Если к этому прибавить извечный квартирный вопрос и тот факт, что денежные накопления офицеров за время службы превратились в пыль, то не надо обладать большой фантазией, чтобы представить, с каким энтузиазмом офицеры и солдаты желали бы защищать президента в его борьбе с Верховным Советом и наоборот.
Неминуемое крупное сокращение офицерского корпуса, включая и генералов, которых в Советской армии накопилось едва ли не больше, чем в остальных армиях мира вместе взятых, порождало апатию, под покровом которой вызревала лихая мысль: не разогнать ли, пока не поздно, обе ветви власти и самостоятельно выступить врачевателем недугов, терзающих страну.
При всей своей лояльности к президенту генерал Грачев несколько раз даже в публичных выступлениях призывал политиков разного толка оставить армию в покое и не провоцировать ее навести тот порядок в стране, который она посчитает нужным.
Но армию в покос не оставляли. Пользуясь общим упадком и деградацией общества, ее постоянно будоражили то деятели типа подполковника Терехова, то неувядаемые марксисты товарища Зюганова, то общество «Память», то священники из катакомбных церквей с горящими фанатичным огнем глазами, то авантюристы типа Дэви Марии Христос. И только демократы фактически не вели никакой работы в Вооруженных силах, пустив продекларированные военные реформы на самотек и выбрав из всех видов воздействия на армию лишь урезание ее бюджета, не считая смутных угроз ее вообще разогнать. Президент-демократ, он же Верховный главнокомандующий, должен был служить единственным гарантом приверженности армии светлым идеям демократии. Единственное, чем правительство могло утешить армию — это постоянное напоминание о ее подвигах в годы Отечественной войны. Но эта заезженная пластинка, непрерывно играющая в течение 50 лет, с каждым годом становилась все менее эффективной, особенно в реальностях сегодняшнего дня.

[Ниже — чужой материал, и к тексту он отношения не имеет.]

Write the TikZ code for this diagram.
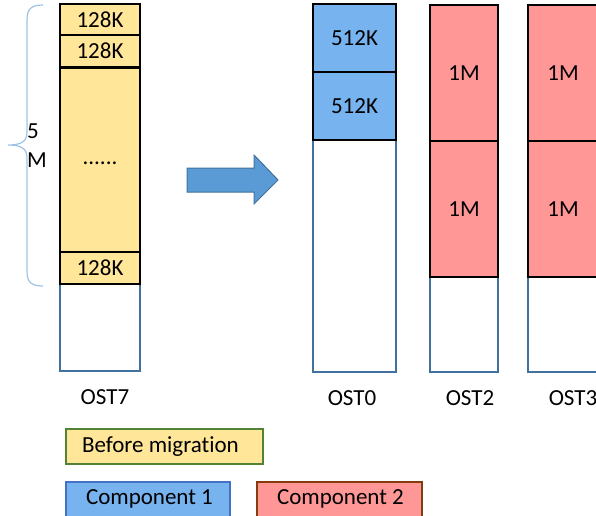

Из августовского путча армия, по выражению тогдашнего начальника Генерального штаба генерала армии Моисеева, выскочила «ошпаренной», и ни за какие блага, ордена и чины не хотела, чтобы ее снова окунули с головой в выгребную яму политической борьбы тщеславных авантюристов, подогретую расплавленным металлом «социального озверения».
Коллегия высказалась в поддержку президента, но с кучей оговорок.
Добиться у президента четких социальных гарантий и известных привилегий для кадрового состава Вооруженных сил. Ясно и четко сформулировать военную доктрину с учетом того, что Россия, как правопреемница СССР, сохраняет статус сверхдержавы. Прекратить все попытки урезания военного бюджета и быстрыми законодательными методами обеспечить призыв в армию. И, наконец, что самое важное, принять срочные экономические меры, чтобы спасти от разрушения драгоценный ВПК.
Не вводить ни одного военнослужащего на улицы столицы, если президент не даст своего согласия по всем пунктам их требований.
А выполнение этих требований означал резкий поворот в обратную сторону от всех попыток реформировать экономическую и политическую жизнь агонизирующей страны.
Но это никого из коллегии Министерства абсолютно не интересовало.
Всем были известны те посулы, которые давал армии Руцкой, если та поддержит его. Но на лихого «полковника» ставить боялись. Из потока его обещаний становилось ясно, что большую часть удастся воплотить в жизнь только в результате многолетних боевых действий, исход которых был, прямо скажем, проблематичным. Воевать же никому не хотелось, а по большому счету, было и нечем. Многие, если не головой, то инстинктом понимали: втянись сейчас страна в какие-либо военные авантюры даже с так называемым «ближним зарубежьем» под флагом восстановления СССР, и страна погибнет окончательно вместе с генеральскими дачами, банями, «мерседесами», «приватизированной» и «акционированной» собственностью и охотничьими угодьями.